--- BEGIN Given data ---
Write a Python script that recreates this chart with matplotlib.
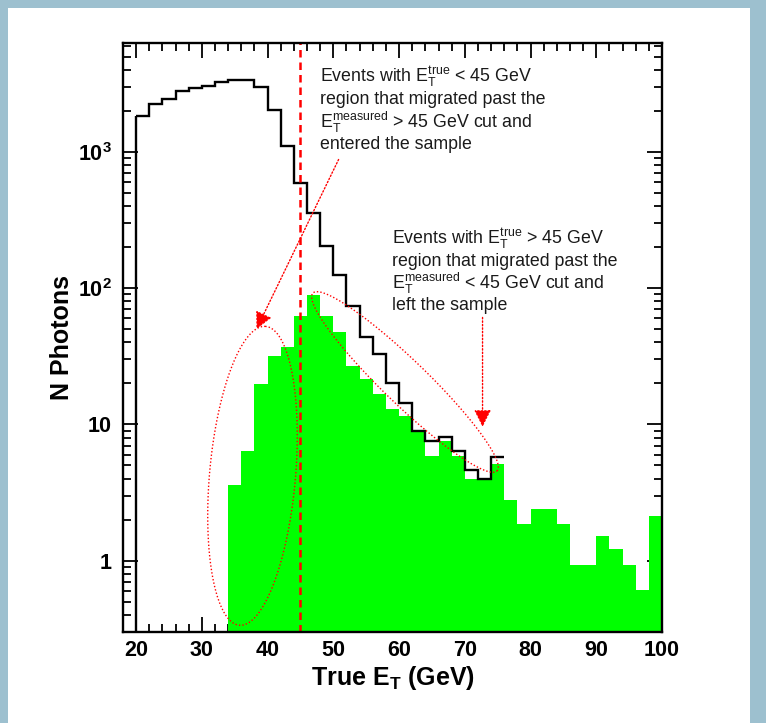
import numpy as np
import matplotlib
matplotlib.use("Agg")
import matplotlib.pyplot as plt
from matplotlib.ticker import FixedLocator, FixedFormatter, MultipleLocator, NullFormatter
from matplotlib.patches import Rectangle

plt.rcParams["font.family"] = ["Liberation Sans", "DejaVu Sans"]
plt.rcParams["mathtext.fontset"] = "custom"
plt.rcParams["mathtext.rm"] = "Liberation Sans"
plt.rcParams["mathtext.bf"] = "Liberation Sans:bold"
plt.rcParams["mathtext.it"] = "Liberation Sans:italic"

# all photons passing measured cut, vs true ET (2 GeV bins, 20..76)
black_edges = np.arange(20, 78, 2)
black_counts = [1820, 2260, 2450, 2790, 2950, 3070, 3240, 3390, 3390, 2980,
                2030, 1100, 590, 355, 203, 124, 74, 44, 33, 20,
                14.3, 9.0, 7.6, 8.1, 6.4, 4.6, 4.0, 5.8]

# migrated photons (2 GeV bins, 34..100)
green_edges = np.arange(34, 102, 2)
green_counts = [3.6, 6.4, 19.8, 32, 37, 63, 89, 63, 48, 27,
                21.5, 16.7, 13, 11.5, 9.0, 5.9, 7.6, 5.9, 4.0, 4.0,
                5.1, 2.8, 1.87, 2.4, 2.4, 1.87, 0.93, 0.93, 1.52, 1.22,
                0.93, 0.61, 2.13]

x_ticks = [20, 30, 40, 50, 60, 70, 80, 90, 100]
y_ticks = [1, 10, 100, 1000]
y_tick_labels = ["1", "10", r"$\mathbf{10^{2}}$", r"$\mathbf{10^{3}}$"]

et_cut = 45
xlim = (18, 100)
ylim = (0.3, 6300)

text_in = ["Events with $\\mathregular{E_T^{true}}$ < 45 GeV",
           "region that migrated past the",
           "$\\mathregular{E_T^{measured}}$ > 45 GeV cut and",
           "entered the sample"]
text_out = ["Events with $\\mathregular{E_T^{true}}$ > 45 GeV",
            "region that migrated past the",
            "$\\mathregular{E_T^{measured}}$ < 45 GeV cut and",
            "left the sample"]

fig = plt.figure(figsize=(7.66, 7.23), dpi=100)
fig.patches.append(Rectangle((0, 0), 1, 1, transform=fig.transFigure,
                             facecolor="#9dc0cf", edgecolor="none", zorder=-10))
fig.patches.append(Rectangle((8 / 766, 0), (750 - 8) / 766, (723 - 8) / 723,
                             transform=fig.transFigure, facecolor="white",
                             edgecolor="none", zorder=-9))

ax = fig.add_axes([123 / 766, 91 / 723, 539 / 766, 589 / 723])
ax.set_facecolor("none")
ax.set_yscale("log")
ax.set_xlim(*xlim)
ax.set_ylim(*ylim)

ax.stairs(green_counts, green_edges, fill=True, baseline=1e-3,
          color="#00ff00", zorder=2)
ax.stairs(black_counts, black_edges, baseline=None, color="black",
          lw=1.7, zorder=3)
ax.vlines(black_edges[0], ylim[0], black_counts[0], color="black", lw=1.7, zorder=3)
ax.axvline(et_cut, color="red", ls=(0, (3, 2)), lw=1.8, zorder=4)

# pixel scale of the axes, used for the dotted ellipses
w_px = 539.0
h_px = 589.0
px_per_gev = w_px / (xlim[1] - xlim[0])
px_per_dec = h_px / (np.log10(ylim[1]) - np.log10(ylim[0]))


def draw_ellipse(cx, cy, a, b, angle):
    t = np.linspace(0, 2 * np.pi, 300)
    ang = np.radians(angle)
    dx = a * np.cos(t) * np.cos(ang) - b * np.sin(t) * np.sin(ang)
    dy = a * np.cos(t) * np.sin(ang) + b * np.sin(t) * np.cos(ang)
    xs = cx + dx / px_per_gev
    ys = 10 ** (np.log10(cy) + dy / px_per_dec)
    ax.plot(xs, ys, color="red", ls=(0, (1, 1.5)), lw=1.0, zorder=5)


draw_ellipse(37.7, 4.2, 150, 43, 85)
draw_ellipse(60.9, 20.5, 128, 22, -44)

arrow = dict(arrowstyle="-|>", color="red", lw=1.0, ls=(0, (1, 1.5)),
             mutation_scale=26, shrinkA=0, shrinkB=0)
ax.annotate("", xy=(38.3, 50), xytext=(50.8, 880), arrowprops=arrow, zorder=5)
ax.annotate("", xy=(72.7, 9.6), xytext=(72.7, 61), arrowprops=arrow, zorder=5)

for i, line in enumerate(text_in):
    ax.text(48.0, 3570 / 10 ** (0.167 * i), line, fontsize=12.8, va="center",
            ha="left", color="#1a1a1a", zorder=6)
for i, line in enumerate(text_out):
    ax.text(58.9, 229 / 10 ** (0.162 * i), line, fontsize=12.8, va="center",
            ha="left", color="#1a1a1a", zorder=6)

ax.xaxis.set_major_locator(FixedLocator(x_ticks))
ax.xaxis.set_minor_locator(MultipleLocator(2))
ax.yaxis.set_major_locator(FixedLocator(y_ticks))
ax.yaxis.set_major_formatter(FixedFormatter(y_tick_labels))
ax.yaxis.set_minor_formatter(NullFormatter())
ax.tick_params(which="both", direction="in", top=True, right=True, width=1.3)
ax.tick_params(which="major", length=11)
ax.tick_params(which="minor", length=5.5)
ax.tick_params(axis="x", which="major", pad=6)
ax.tick_params(axis="y", which="major", pad=8)
for lab in ax.get_xticklabels() + ax.get_yticklabels():
    lab.set_fontsize(15.5)
    lab.set_fontweight("bold")
for sp in ax.spines.values():
    sp.set_linewidth(1.7)
    sp.set_zorder(7)

ax.set_xlabel(r"True $\mathbf{E_{T}}$ (GeV)", fontsize=18, fontweight="bold",
              labelpad=2)
ax.set_ylabel("N Photons", fontsize=18, fontweight="bold", labelpad=3)

fig.savefig("out.png", dpi=100)
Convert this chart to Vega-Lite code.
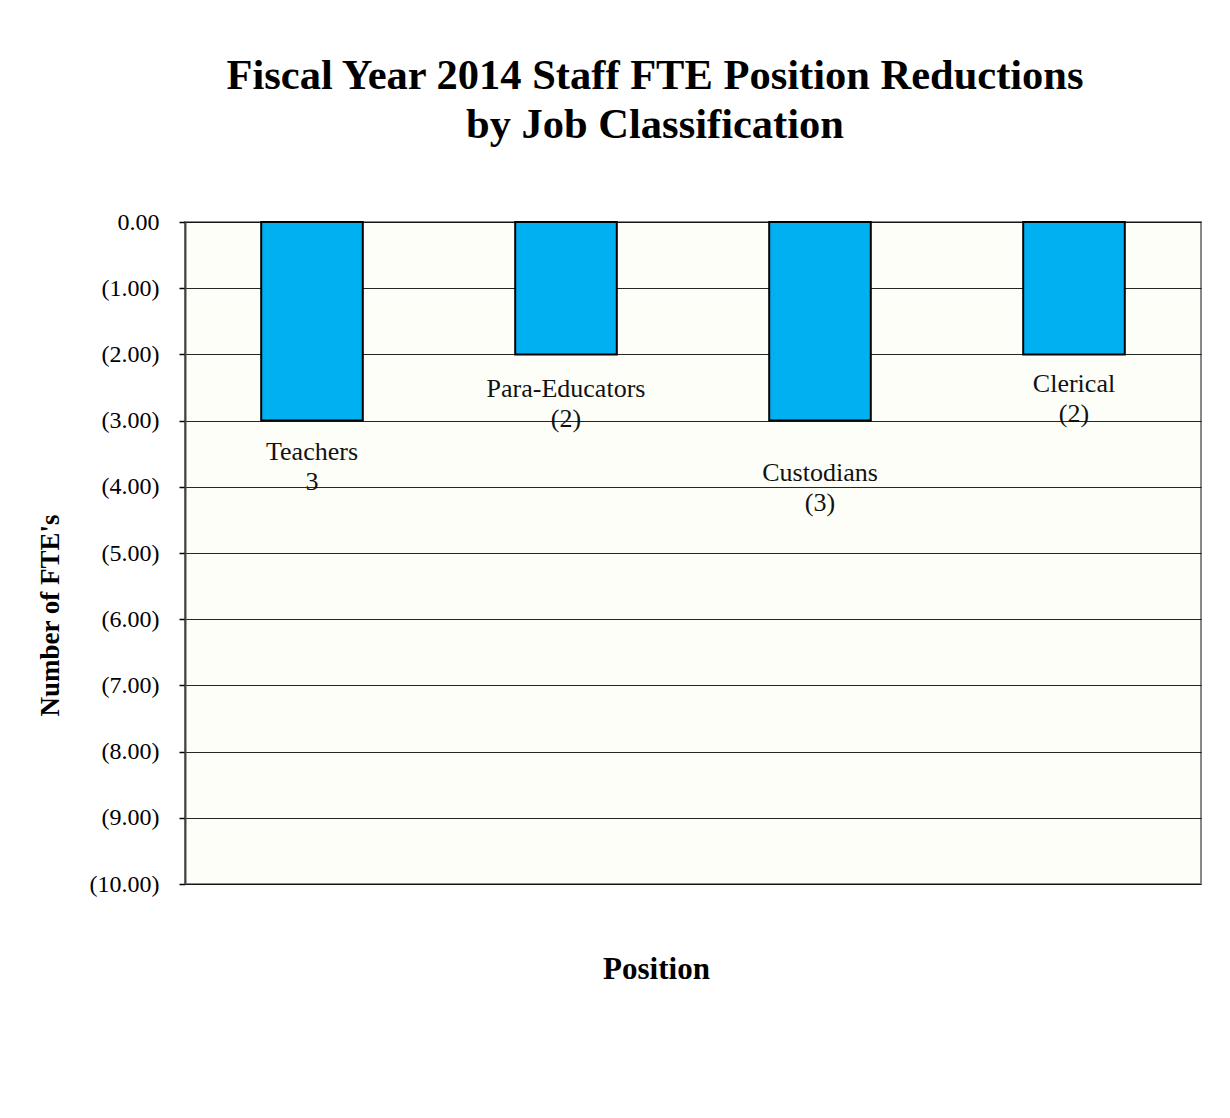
{
  "$schema": "https://vega.github.io/schema/vega-lite/v6.json",
  "autosize": "none",
  "width": 1016,
  "height": 662,
  "padding": {"left": 185, "top": 222, "right": 29, "bottom": 234},
  "background": "white",
  "title": {
    "text": ["Fiscal Year 2014 Staff FTE Position Reductions", "by Job Classification"],
    "font": "Liberation Serif",
    "fontSize": 42.5,
    "fontWeight": "bold",
    "color": "black",
    "anchor": "middle",
    "frame": "group",
    "dx": -38,
    "lineHeight": 49,
    "offset": 64
  },
  "config": {
    "view": {"fill": "#FEFEF9", "stroke": "#888888", "strokeWidth": 2}
  },
  "data": {
    "values": [
      {"position": "Teachers", "fte": -3, "label": "Teachers\n3", "labelAt": -3.6},
      {"position": "Para-Educators", "fte": -2, "label": "Para-Educators\n(2)", "labelAt": -2.64},
      {"position": "Custodians", "fte": -3, "label": "Custodians\n(3)", "labelAt": -3.91},
      {"position": "Clerical", "fte": -2, "label": "Clerical\n(2)", "labelAt": -2.57}
    ]
  },
  "encoding": {
    "x": {
      "field": "position",
      "type": "nominal",
      "sort": null,
      "scale": {"paddingInner": 0.6, "paddingOuter": 0.3},
      "axis": {
        "title": "Position",
        "titleFont": "Liberation Serif",
        "titleFontSize": 31,
        "titleFontWeight": "bold",
        "titleColor": "black",
        "titleX": 471,
        "titleY": 94,
        "titleBaseline": "alphabetic",
        "labels": false,
        "ticks": false,
        "domain": false,
        "grid": false
      }
    }
  },
  "layer": [
    {
      "mark": {"type": "bar", "fill": "#00B0F0", "stroke": "black", "strokeWidth": 2},
      "encoding": {
        "y": {
          "field": "fte",
          "type": "quantitative",
          "scale": {"domain": [-10, 0], "nice": false, "zero": false},
          "axis": {
            "title": "Number of FTE's",
            "titleFont": "Liberation Serif",
            "titleFontSize": 27,
            "titleFontWeight": "bold",
            "titleColor": "black",
            "titleAngle": -90,
            "titleAlign": "center",
            "titleBaseline": "middle",
            "titleX": -135,
            "titleY": 393,
            "values": [0, -1, -2, -3, -4, -5, -6, -7, -8, -9, -10],
            "labelExpr": "datum.value < 0 ? '(' + format(-datum.value, '.2f') + ')' : format(datum.value, '.2f')",
            "labelFont": "Liberation Serif",
            "labelFontSize": 24,
            "labelColor": "black",
            "labelPadding": 20,
            "tickColor": "black",
            "tickSize": 6,
            "tickWidth": 1.5,
            "domainColor": "#444444",
            "domainWidth": 2,
            "grid": true,
            "gridColor": "black",
            "gridWidth": 1,
            "gridOpacity": 0.85
          }
        }
      }
    },
    {
      "mark": {
        "type": "text",
        "font": "Liberation Serif",
        "fontSize": 26,
        "color": "#111111",
        "align": "center",
        "baseline": "alphabetic",
        "lineBreak": "\n",
        "lineHeight": 30
      },
      "encoding": {
        "y": {"field": "labelAt", "type": "quantitative"},
        "text": {"field": "label"}
      }
    }
  ]
}
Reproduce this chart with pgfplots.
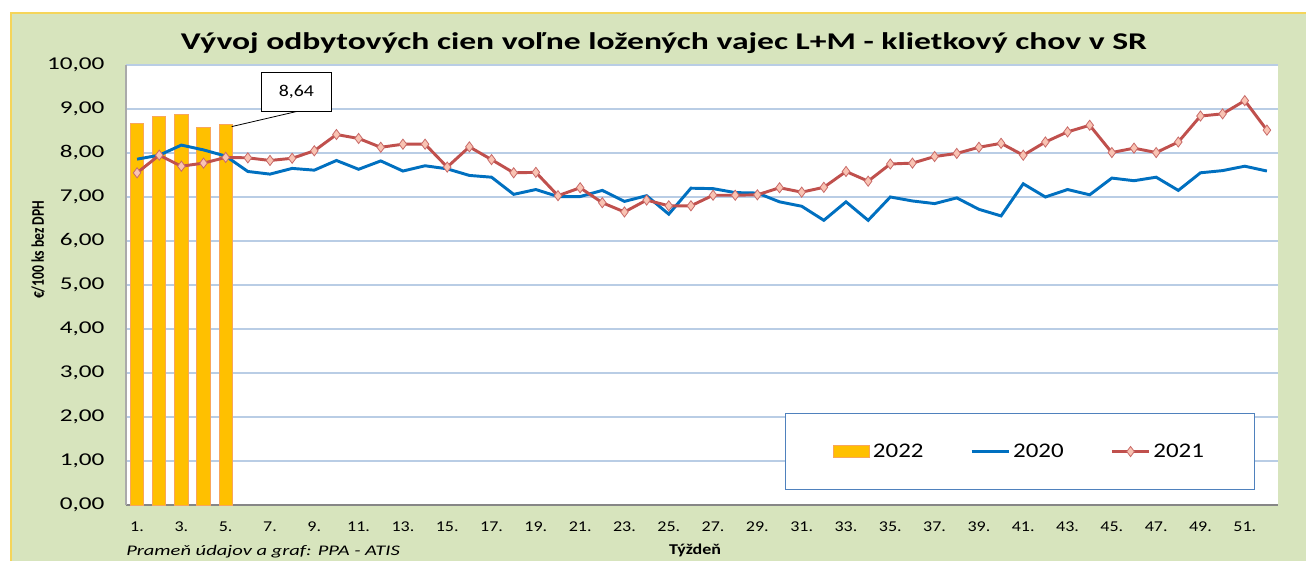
--- END Given data ---
Task prompt>
Begin with the first line of the records and repeat every line up to the one with "from matplotlib.patches import Rectangle", counting that line too. Pictures are not part of the copy.

Answer to the problem>
Write a Python script that recreates this chart with matplotlib.
import numpy as np
import matplotlib
matplotlib.use("Agg")
import matplotlib.pyplot as plt
from matplotlib.ticker import FixedLocator, FixedFormatter, MultipleLocator, NullFormatter
from matplotlib.patches import Rectangle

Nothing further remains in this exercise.